### ENTRIES PROVIDED

_ _ _ _ _ _ _

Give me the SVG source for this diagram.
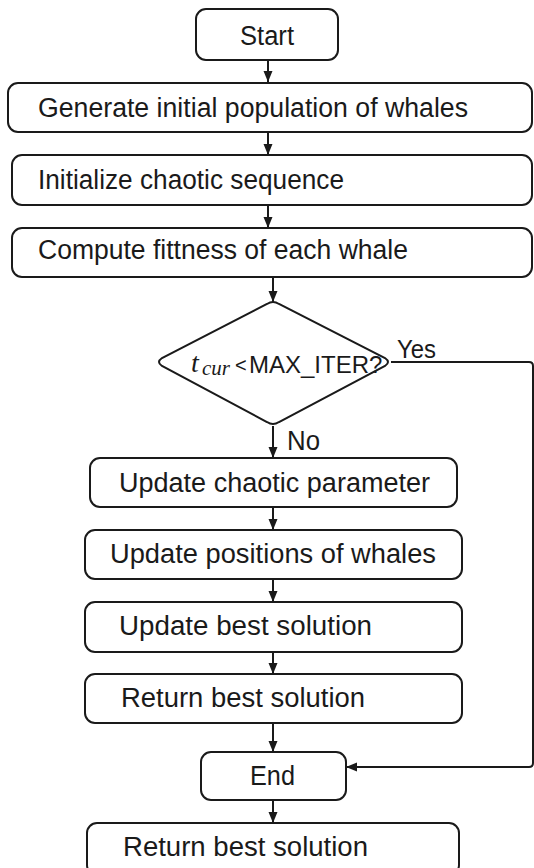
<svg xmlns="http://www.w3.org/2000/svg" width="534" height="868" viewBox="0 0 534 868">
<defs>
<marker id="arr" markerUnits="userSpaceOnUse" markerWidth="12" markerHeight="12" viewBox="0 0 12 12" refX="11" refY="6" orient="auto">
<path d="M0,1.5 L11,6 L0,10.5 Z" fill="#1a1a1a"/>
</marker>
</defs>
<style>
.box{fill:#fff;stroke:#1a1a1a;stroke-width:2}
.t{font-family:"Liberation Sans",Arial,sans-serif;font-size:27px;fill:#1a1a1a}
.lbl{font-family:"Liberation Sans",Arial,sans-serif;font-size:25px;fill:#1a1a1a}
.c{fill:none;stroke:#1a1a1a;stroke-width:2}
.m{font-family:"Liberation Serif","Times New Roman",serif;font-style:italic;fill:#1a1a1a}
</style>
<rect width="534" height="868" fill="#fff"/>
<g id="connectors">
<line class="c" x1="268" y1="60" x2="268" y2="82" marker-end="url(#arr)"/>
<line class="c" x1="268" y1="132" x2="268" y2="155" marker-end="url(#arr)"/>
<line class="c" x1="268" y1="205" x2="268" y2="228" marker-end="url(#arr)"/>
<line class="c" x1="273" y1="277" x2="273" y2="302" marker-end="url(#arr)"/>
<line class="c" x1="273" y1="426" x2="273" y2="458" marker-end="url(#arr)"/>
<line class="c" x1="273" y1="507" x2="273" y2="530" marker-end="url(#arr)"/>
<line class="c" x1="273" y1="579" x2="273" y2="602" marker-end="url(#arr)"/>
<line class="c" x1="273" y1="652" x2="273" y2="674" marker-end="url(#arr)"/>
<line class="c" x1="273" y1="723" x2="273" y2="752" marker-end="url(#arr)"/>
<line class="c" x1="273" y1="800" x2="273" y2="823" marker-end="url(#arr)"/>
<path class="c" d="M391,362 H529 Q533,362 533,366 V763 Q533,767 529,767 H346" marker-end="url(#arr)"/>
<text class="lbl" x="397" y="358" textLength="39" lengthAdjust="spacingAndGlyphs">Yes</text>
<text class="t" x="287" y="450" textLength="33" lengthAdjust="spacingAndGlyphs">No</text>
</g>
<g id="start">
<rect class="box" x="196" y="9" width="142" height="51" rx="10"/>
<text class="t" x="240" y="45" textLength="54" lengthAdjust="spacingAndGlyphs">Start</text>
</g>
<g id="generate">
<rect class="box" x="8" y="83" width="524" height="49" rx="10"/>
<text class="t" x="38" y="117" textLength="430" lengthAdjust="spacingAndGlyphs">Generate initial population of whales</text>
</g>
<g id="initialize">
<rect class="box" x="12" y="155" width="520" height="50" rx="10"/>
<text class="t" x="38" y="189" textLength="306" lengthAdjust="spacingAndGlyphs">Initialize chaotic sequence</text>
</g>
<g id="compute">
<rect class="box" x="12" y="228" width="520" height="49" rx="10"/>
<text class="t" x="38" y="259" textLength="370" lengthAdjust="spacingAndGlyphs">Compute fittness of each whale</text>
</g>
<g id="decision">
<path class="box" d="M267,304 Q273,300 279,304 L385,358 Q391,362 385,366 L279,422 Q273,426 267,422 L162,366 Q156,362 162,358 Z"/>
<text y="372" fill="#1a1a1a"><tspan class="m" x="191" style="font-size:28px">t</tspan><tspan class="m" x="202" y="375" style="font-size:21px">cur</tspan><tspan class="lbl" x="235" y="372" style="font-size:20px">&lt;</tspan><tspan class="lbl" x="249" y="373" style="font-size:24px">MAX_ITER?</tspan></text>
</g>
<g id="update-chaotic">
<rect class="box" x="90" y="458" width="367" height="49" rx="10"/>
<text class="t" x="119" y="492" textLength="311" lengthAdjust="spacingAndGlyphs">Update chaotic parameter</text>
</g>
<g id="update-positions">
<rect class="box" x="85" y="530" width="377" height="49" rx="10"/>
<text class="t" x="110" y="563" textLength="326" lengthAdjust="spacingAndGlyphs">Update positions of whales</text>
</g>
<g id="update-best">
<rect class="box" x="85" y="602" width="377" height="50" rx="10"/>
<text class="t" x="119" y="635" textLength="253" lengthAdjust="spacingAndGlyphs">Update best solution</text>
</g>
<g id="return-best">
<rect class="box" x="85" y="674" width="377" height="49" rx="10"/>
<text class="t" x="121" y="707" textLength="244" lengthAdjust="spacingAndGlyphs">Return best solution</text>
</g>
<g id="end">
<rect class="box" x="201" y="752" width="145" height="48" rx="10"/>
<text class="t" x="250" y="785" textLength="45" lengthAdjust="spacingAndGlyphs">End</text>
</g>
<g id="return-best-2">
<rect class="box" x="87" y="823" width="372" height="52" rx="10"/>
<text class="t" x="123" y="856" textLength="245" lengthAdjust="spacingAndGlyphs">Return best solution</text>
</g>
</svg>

_ _ _ _ _ _ _

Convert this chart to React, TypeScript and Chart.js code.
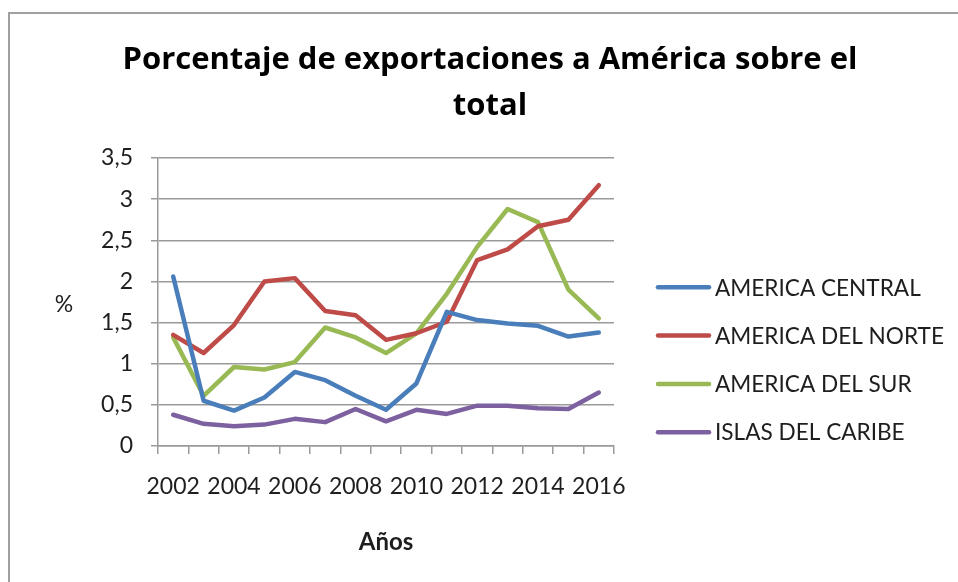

_ _ _ _ _ _ _

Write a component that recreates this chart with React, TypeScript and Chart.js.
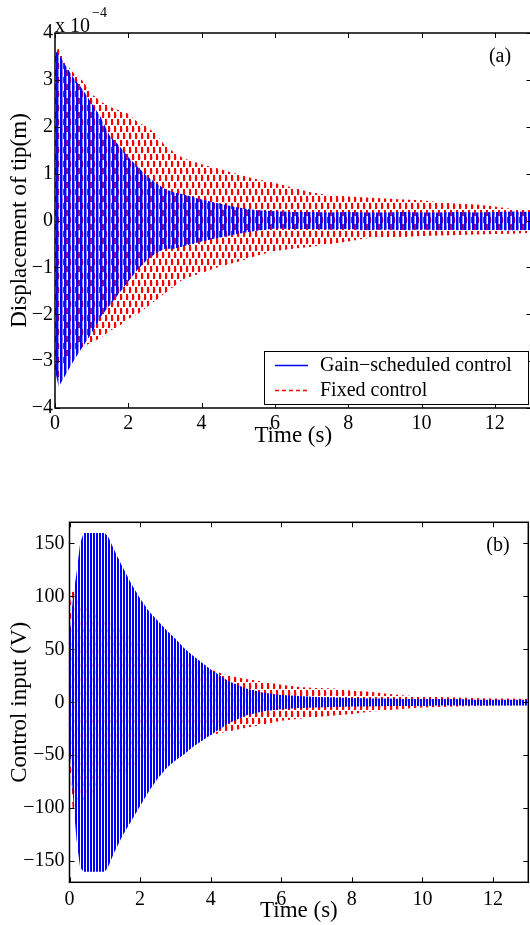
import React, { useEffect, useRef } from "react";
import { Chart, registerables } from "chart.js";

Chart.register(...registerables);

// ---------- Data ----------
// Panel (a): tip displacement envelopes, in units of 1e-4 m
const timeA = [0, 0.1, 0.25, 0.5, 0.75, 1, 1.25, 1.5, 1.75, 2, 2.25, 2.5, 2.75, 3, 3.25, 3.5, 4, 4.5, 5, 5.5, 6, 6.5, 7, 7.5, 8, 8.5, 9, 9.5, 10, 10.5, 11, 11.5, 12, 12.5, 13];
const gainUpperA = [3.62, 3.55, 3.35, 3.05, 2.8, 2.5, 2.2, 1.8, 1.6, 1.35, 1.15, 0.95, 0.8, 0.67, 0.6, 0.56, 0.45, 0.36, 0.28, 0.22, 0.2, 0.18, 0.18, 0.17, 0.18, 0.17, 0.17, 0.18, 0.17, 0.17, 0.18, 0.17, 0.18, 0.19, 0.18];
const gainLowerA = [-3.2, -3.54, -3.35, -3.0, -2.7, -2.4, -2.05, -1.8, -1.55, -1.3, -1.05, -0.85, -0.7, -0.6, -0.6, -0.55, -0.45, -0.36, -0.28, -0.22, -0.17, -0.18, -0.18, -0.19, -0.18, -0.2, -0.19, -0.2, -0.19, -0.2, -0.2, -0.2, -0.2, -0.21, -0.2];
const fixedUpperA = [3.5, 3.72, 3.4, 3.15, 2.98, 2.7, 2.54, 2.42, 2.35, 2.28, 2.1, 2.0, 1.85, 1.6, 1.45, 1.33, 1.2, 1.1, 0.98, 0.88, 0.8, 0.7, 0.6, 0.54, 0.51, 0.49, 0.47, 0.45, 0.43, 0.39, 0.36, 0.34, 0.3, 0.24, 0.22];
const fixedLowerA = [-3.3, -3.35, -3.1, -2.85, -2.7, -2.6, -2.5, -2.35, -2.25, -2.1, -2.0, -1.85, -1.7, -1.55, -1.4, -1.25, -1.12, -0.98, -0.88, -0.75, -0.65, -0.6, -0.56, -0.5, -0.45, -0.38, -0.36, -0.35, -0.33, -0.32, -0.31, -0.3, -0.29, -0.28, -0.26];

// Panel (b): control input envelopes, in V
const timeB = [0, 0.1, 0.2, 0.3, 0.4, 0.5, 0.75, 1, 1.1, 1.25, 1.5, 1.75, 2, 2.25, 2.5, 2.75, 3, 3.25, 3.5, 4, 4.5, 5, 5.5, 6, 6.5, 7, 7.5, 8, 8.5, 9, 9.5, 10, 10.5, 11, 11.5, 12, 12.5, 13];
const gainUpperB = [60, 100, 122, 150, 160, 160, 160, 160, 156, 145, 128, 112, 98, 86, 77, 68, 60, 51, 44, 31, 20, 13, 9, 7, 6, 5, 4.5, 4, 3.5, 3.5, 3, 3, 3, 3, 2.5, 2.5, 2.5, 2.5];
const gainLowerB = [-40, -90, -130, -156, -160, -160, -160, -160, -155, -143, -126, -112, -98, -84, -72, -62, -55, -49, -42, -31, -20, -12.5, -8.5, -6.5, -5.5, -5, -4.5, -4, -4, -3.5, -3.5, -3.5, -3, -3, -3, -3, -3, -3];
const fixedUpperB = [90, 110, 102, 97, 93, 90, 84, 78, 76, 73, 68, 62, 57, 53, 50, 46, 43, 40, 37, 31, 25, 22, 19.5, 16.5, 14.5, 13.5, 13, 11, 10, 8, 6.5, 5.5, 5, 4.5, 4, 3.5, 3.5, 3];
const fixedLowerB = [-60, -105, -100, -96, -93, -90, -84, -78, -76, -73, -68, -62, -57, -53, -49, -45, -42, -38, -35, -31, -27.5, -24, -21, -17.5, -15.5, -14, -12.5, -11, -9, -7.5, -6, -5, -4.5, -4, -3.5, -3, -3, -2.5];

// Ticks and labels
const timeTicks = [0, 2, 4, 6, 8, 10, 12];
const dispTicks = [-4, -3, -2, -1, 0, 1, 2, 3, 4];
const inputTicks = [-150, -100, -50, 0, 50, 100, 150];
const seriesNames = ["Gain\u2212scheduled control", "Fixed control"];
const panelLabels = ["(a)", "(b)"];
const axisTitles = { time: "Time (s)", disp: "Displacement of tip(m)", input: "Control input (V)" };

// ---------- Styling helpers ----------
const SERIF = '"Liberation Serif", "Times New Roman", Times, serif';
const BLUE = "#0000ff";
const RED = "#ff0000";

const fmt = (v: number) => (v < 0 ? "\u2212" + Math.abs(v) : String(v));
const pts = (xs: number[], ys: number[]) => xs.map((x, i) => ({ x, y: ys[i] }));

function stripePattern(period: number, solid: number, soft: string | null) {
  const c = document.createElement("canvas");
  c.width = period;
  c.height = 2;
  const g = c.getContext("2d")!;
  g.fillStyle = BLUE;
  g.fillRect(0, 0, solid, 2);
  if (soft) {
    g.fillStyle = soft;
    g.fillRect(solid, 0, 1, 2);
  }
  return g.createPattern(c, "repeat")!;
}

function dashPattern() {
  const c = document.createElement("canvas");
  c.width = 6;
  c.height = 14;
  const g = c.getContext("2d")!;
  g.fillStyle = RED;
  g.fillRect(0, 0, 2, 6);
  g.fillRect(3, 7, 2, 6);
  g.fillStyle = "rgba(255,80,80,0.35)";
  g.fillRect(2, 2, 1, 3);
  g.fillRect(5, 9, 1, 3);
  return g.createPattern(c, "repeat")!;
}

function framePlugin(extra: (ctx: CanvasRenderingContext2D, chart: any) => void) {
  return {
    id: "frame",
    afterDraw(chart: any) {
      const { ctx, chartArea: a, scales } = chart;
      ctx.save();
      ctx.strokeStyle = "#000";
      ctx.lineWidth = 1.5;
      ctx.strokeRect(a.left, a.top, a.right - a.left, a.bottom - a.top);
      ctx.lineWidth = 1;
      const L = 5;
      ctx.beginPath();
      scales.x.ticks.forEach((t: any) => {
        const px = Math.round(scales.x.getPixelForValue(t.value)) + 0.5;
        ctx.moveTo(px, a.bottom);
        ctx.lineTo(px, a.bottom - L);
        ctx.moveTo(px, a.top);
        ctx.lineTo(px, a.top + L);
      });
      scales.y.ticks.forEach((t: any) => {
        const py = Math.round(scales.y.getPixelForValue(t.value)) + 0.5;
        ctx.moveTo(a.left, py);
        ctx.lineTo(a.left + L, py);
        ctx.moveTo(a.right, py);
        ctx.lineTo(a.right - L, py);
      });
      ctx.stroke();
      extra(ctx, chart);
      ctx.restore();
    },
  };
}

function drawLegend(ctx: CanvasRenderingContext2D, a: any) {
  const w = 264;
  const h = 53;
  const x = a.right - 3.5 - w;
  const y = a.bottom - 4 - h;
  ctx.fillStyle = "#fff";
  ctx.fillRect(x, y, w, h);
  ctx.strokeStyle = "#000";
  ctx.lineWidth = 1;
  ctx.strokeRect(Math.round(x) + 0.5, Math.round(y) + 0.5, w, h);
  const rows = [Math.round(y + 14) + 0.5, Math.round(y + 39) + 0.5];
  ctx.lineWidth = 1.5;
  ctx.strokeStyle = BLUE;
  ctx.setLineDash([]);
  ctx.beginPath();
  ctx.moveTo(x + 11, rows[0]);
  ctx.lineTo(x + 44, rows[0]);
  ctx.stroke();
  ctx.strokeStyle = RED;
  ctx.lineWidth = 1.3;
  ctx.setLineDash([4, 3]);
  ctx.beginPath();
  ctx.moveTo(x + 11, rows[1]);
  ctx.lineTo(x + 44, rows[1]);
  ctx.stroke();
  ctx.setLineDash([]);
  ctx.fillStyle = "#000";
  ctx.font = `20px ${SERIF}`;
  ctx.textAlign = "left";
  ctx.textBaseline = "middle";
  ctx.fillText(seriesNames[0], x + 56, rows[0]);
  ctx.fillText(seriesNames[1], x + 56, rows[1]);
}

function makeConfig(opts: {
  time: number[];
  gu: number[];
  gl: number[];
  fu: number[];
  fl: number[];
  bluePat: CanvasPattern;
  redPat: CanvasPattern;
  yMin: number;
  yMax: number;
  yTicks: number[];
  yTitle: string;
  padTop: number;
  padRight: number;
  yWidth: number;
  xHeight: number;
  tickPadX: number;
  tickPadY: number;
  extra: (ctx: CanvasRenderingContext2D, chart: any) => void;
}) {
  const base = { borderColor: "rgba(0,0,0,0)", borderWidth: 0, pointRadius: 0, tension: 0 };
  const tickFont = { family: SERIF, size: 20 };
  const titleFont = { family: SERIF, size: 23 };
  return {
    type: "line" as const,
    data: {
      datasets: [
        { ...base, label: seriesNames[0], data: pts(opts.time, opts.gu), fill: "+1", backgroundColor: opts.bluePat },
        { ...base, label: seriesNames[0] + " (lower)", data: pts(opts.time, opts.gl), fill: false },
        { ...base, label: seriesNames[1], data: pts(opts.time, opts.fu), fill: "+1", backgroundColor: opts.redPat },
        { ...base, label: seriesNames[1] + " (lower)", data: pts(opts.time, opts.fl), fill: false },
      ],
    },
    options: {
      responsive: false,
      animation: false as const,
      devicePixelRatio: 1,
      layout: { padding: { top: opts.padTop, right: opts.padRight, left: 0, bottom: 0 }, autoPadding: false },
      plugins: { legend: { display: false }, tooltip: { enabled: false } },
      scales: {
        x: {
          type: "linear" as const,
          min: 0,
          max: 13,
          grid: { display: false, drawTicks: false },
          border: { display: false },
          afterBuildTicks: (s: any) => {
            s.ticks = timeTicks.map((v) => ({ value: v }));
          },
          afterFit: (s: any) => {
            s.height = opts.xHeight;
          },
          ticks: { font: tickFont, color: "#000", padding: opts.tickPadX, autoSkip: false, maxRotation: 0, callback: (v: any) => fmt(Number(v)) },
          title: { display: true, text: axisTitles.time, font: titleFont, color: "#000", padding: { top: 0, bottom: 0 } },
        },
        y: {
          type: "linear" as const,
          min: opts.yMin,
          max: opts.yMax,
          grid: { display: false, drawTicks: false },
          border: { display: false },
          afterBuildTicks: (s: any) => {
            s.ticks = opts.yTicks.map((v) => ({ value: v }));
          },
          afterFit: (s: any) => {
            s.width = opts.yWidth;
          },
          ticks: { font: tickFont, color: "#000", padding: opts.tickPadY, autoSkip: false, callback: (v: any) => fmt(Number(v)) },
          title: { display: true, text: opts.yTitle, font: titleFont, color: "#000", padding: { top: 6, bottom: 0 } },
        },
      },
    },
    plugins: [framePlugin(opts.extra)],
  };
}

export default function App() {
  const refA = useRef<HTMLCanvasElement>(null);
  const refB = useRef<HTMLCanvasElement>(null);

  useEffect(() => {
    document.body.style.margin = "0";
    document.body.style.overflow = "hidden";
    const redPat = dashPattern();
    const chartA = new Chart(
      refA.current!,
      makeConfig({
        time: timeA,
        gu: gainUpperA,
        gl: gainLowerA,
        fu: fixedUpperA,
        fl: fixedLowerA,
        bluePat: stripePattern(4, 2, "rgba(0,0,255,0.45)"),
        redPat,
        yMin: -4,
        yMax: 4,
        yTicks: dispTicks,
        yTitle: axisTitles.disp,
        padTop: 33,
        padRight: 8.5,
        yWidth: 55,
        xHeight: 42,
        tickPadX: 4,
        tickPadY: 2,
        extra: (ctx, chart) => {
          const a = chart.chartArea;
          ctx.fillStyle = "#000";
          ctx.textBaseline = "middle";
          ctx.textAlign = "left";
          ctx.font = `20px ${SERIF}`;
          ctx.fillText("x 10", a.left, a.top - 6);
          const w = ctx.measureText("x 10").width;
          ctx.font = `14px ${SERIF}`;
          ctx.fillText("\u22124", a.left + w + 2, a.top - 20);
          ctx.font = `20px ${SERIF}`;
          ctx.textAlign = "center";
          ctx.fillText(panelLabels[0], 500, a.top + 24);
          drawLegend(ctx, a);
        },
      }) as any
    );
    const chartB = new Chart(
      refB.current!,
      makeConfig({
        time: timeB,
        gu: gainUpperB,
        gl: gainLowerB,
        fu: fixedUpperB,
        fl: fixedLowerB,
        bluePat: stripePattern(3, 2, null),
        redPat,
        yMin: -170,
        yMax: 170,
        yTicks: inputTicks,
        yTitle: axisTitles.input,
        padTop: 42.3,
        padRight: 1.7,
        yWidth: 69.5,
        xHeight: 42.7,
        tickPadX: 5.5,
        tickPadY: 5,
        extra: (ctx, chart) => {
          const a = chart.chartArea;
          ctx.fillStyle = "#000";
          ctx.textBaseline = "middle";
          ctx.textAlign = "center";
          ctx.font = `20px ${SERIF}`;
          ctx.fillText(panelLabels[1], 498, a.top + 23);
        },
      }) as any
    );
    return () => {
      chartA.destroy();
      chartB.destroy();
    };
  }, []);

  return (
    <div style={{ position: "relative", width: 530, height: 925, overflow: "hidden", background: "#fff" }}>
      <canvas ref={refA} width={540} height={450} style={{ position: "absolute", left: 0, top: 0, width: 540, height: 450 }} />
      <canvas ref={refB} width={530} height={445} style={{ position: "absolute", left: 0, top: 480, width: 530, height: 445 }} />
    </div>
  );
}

_ _ _ _ _ _ _

### WHAT THE TASK ASKS
Copy, exactly as they stand, the lines from the one that holds "Write a component" to the one that holds "Chart.register(...registerables);", both included, and drop every picture.

### ANSWER TO THIS TASK
Write a component that recreates this chart with React, TypeScript and Chart.js.
import React, { useEffect, useRef } from "react";
import { Chart, registerables } from "chart.js";

Chart.register(...registerables);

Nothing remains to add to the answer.